With the belief that I couldn't possibly do this alone, I made no progress. BC wrote me during that period and suggested that I get a chair and put in it the room that I was going to work on de-cluttering and write her name on it. She said I could envision her sitting there with me as I went through items and I could carry on a conversation with her if I felt that would help. That idea touched me. I felt again that someone cared about me and my clutter dilemma. See, I couldn't do this alone. I needed to know that others were concerned about my mental health in regards to how life draining and joy stealing living in clutter is. I was wrong that I need a live body in the room with me as I performed the de-cluttering process....but I did need to know that others care that I succeed where I had failed so many times before.

I am not at the end of my journey by any means. I have really only just begun. I have benefitted in many ways from the simple act of getting rid of items taking up precious space that could be used in other ways. My house is lighter feeling and more airy feeling. It is like it is thanking me for unweighting the burden it was under to store so many useless to me items.

I suppose the message I am trying to send by sharing this today is that for those who feel stuck and like you are spinning your wheels in place, there will come a time when something will just click for you and you will be off to the races. One of the fun things about coming to the threads is reading about other's progress is the excitement that is stirred within the group whenever someone shares an accomplishment.

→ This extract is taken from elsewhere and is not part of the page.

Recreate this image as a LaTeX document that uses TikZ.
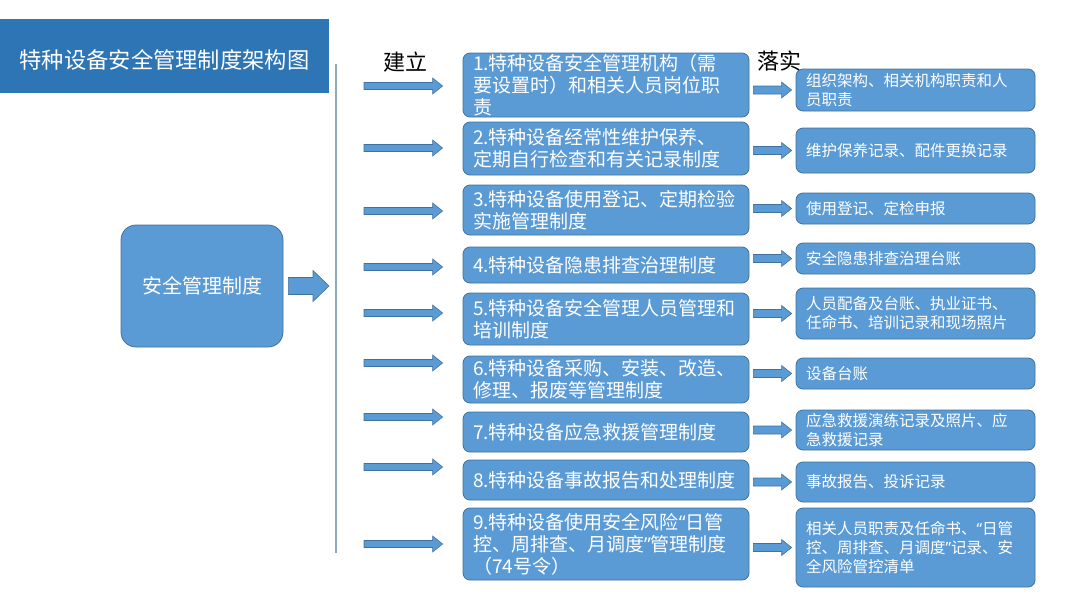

A very special salute and thank you to each and everyone one who has made my new and lighter life possible. For those who haven't progressed as they had hoped, don't give up, keep reading and posting and hearing how others in the group solve a dilemma. I have learned so much from everyone here and owe everyone a great big thank you for playing such an important role in my recent successes.

To close for now, my hubby wants to add his two cents to the story......he says and quote "The first step is the hardest and then the way to success is keeping putting one foot in front the other."

And let's hear it for the girls......rah, rah, sis boom bah.......go team!!!!!!!! Love you gals. Enjoy your weekend everyone.